A novel Sm3+-doped Ca2InTaO6 (CITO:Sm3+) phosphor was produced through a high-temperature solid-state reaction. The Rietveld refinement of the CITO:Sm3+ phosphors were carried out, and its successful synthesis was demonstrated. The phosphor is a member of the Pnma space group (No.62) and features a double perovskite structure. The excitation spectrum of CITO:5 mol%Sm3+ revealed a suitable excitation at 407 nm. The emission spectrum exhibited four distinct peaks. The most intense emission peak is at 601 nm, attributed to the 4G5/2-6H7/2 radiative transition of Sm3+ ions. The emission spectra at different doping concentrations indicated the optical doping concentration of 5 mol%. Dipole-dipole interactions are the reason for the concentration quenching.

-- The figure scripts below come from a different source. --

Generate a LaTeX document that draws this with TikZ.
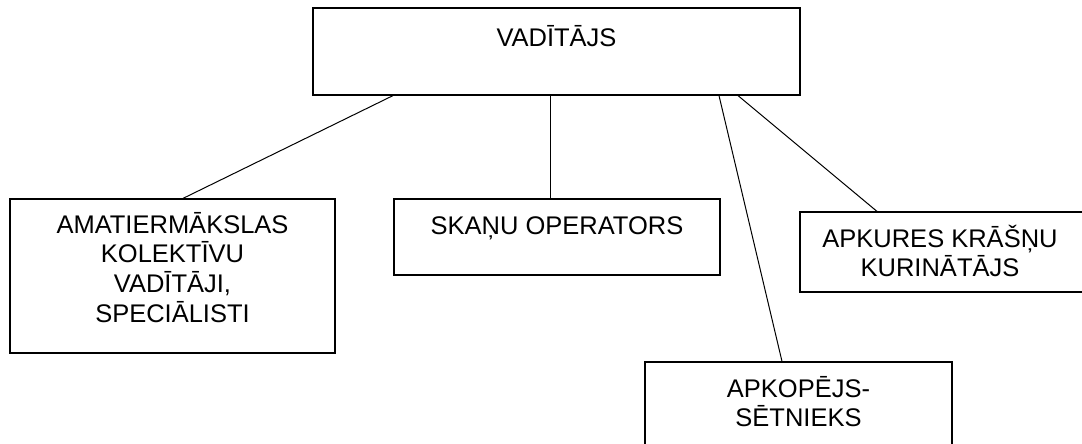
\documentclass[tikz,border=0pt]{standalone}
\usepackage{fontspec}
\setmainfont{Liberation Sans}
\begin{document}
\begin{tikzpicture}[x=1pt,y=-1pt,
  box/.style={draw, line width=1.2pt, rectangle, inner sep=0pt},
  lbl/.style={anchor=base, inner sep=0pt, font=\fontsize{25.5}{29}\selectfont},
  conn/.style={line width=1pt}]
\useasboundingbox (0,0) rectangle (1082,444);
\clip (0,0) rectangle (1082,444);
% boxes
\node[box, minimum width=487pt, minimum height=87pt] (top) at (556.5,51.5) {};
\node[box, minimum width=325pt, minimum height=154pt] (amat) at (172.5,276) {};
\node[box, minimum width=326pt, minimum height=76pt] (skanu) at (557,237) {};
\node[box, minimum width=283pt, minimum height=80pt] (apkur) at (941.5,252) {};
\node[box, minimum width=307pt, minimum height=100pt] (apkop) at (798.5,412) {};
% texts
\node[lbl] (ttop) at (556.5,47) {VADĪTĀJS};
\node[lbl] (tamat) at (172.5,233) {\begin{tabular}[t]{@{}c@{}}AMATIERMĀKSLAS\\KOLEKTĪVU\\VADĪTĀJI,\\SPECIĀLISTI\end{tabular}};
\node[lbl] (tskanu) at (557,234) {SKAŅU OPERATORS};
\node[lbl] (tapkur) at (940,247) {\begin{tabular}[t]{@{}c@{}}APKURES KRĀŠŅU\\KURINĀTĀJS\end{tabular}};
\node[lbl] (tapkop) at (798.5,397) {\begin{tabular}[t]{@{}c@{}}APKOPĒJS-\\SĒTNIEKS\end{tabular}};
% connectors
\draw[conn] (top.south -| 393,0) -- (amat.north -| 183,0);
\draw[conn] (top.south -| 550,0) -- (skanu.north -| 550,0);
\draw[conn] (top.south -| 719,0) -- (apkop.north -| 782,0);
\draw[conn] (top.south -| 738,0) -- (apkur.north -| 877,0);
\end{tikzpicture}
\end{document}
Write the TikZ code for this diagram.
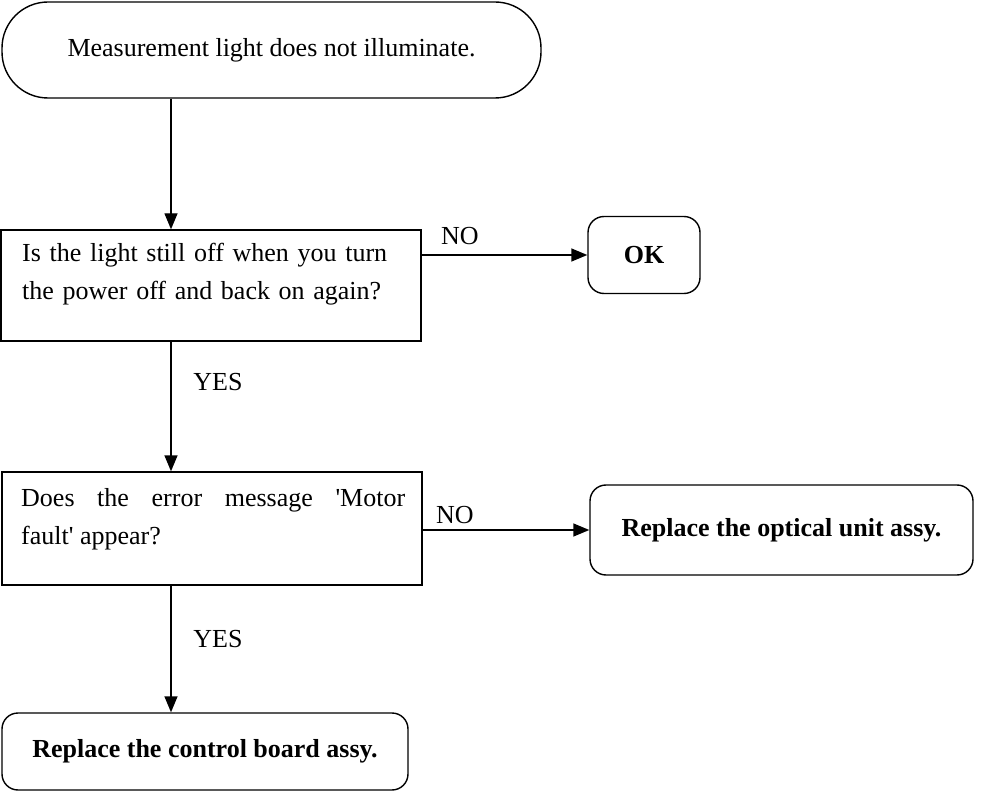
\documentclass[tikz,border=0pt]{standalone}
\usepackage{fontspec}
\setmainfont{Liberation Serif}
\usetikzlibrary{arrows.meta}
\begin{document}
\begin{tikzpicture}[x=1pt,y=-1pt,
  every node/.style={font=\fontsize{26}{38}\selectfont},
  box/.style={draw,line width=1.4pt,inner sep=0pt},
  endbox/.style={box,rounded corners=16pt,font=\fontsize{26}{38}\selectfont\bfseries},
  txt/.style={inner sep=0pt,anchor=north west},
  lbl/.style={inner sep=0pt},
  arr/.style={line width=1.4pt,-{Triangle[length=16pt,width=13pt]}}]
\useasboundingbox (0,0) rectangle (989,805);
% column of the vertical connectors
\coordinate (col) at (171,0);

\node[box,rounded corners=46pt,minimum width=539pt,minimum height=96pt] (start) at (271.5,50)
  {Measurement light does not illuminate.};

% decision boxes: text sits in the upper part of each box
\node[box,minimum width=420pt,minimum height=111pt] (q1) at (211,285.5) {};
\node[txt,text width=395pt,align=left] (q1txt) at (22,243)
  {Is the light still off when you turn\\the power off and back on again?};

\node[endbox,minimum width=112pt,minimum height=77pt] (ok) at (644,255) {OK};

\node[box,minimum width=420pt,minimum height=113pt] (q2) at (212,528.5) {};
\node[txt,text width=384pt,align=justify] (q2txt) at (21,488)
  {Does the error message \textquotesingle Motor\linebreak fault\textquotesingle{} appear?};

\node[endbox,minimum width=383pt,minimum height=90pt] (opt) at (781.5,530)
  {Replace the optical unit assy.};

\node[endbox,minimum width=406pt,minimum height=77pt] (ctrl) at (205,751.5)
  {Replace the control board assy.};

\draw[arr] (col |- start.south) -- (col |- q1.north);
\draw[arr] (col |- q1.south) -- (col |- q2.north);
\draw[arr] (col |- q2.south) -- (col |- ctrl.north);
\draw[arr] (q1.east |- ok.west) -- (ok.west);
\draw[arr] (q2.east |- opt.west) -- (opt.west);

\node[lbl] (no1) at (460,236) {NO};
\node[lbl] (no2) at (455,515) {NO};
\node[lbl] (yes1) at (218,382) {YES};
\node[lbl] (yes2) at (218,639) {YES};
\end{tikzpicture}
\end{document}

The internal and external quantum efficiency of CITO:5 mol%Sm3+ is 73.52 % and 38.73 %, respectively. In the range of 300–480 K, CITO:5 mol%Sm3+ phosphor demonstrated high thermal stability and had almost no thermal quenching phenomenon. The CITO:5 mol%Sm3+ phosphor has an activation energy (Ea) of 0.289 eV. The electroluminescence spectra of the fabricated orange-red light-emitting diode (LED) can match the absorption spectra of PR, PFR, chlorophyll b, phycocyanin, and allophycocyanin. The white LED (w-LED) prepared with this phosphor has Commission Internationale de l'Eclairage (CIE) chromaticity coordinates of (0.339, 0.331) and a correlated color temperature of 5184 K, as well as an excellent color rendering index (Ra = 94). These indicate the promising usage of CITO:Sm3+ in plant-growth and w-LED illumination.